Muitas das medidas adoptadas durante os quatro anos em que se manteve no poder, designadamente no que tange ao combate às alterações climáticas ou à luta contra as desigualdades sociais, deveriam ser colocadas em causa pela administração de Donald Trump que prometeu desfazer grande parte do que Biden fez.
Daí que muitos dos decretos que Biden tem estado a assinar antes de partir possam apenas ser decisões provisórias. Tal é o caso por exemplo da sua decisão formalizada na terça-feira de retirar Cuba da sua lista de países que apoiam o terrorismo. Em virtude desta decisão, foram aliviadas as sanções americanas contra ilha comunista e Cuba anunciou hoje a libertação de 20 dos 553 presos políticos que se comprometeu a soltar ao abrigo deste dispositivo.

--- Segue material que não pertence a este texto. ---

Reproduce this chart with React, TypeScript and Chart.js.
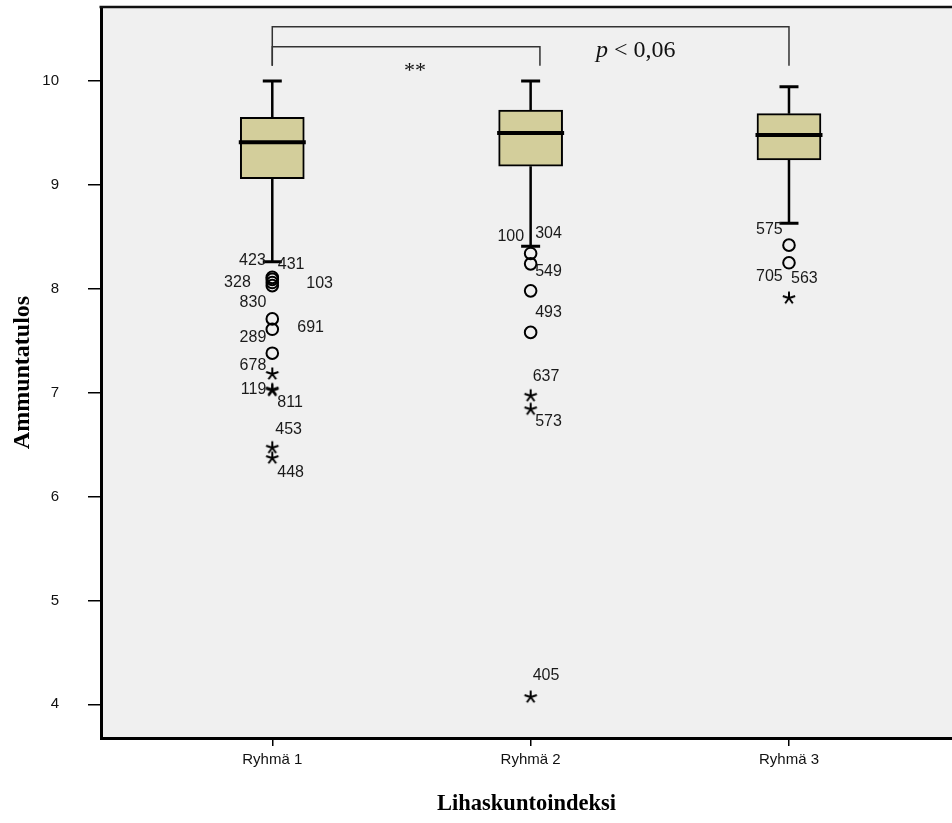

Contudo, ainda ontem Marco Rubio, filho de imigrantes cubanos e futuro Secretário de Estado da administração Trump, sugeriu que vai voltar atrás na decisão de Biden. Ao alegar que o regime cubano mantém bases de espionagem e que foi abertamente “amigável” com grupo como o Hamas e o Hezbollah, o chefe da diplomacia americana considerou que a ilha deve permanecer na lista de países que patrocinam o terrorismo. Rubio também já garantiu que retiraria as sanções aplicadas pela administração democrata contra os extremistas israelitas.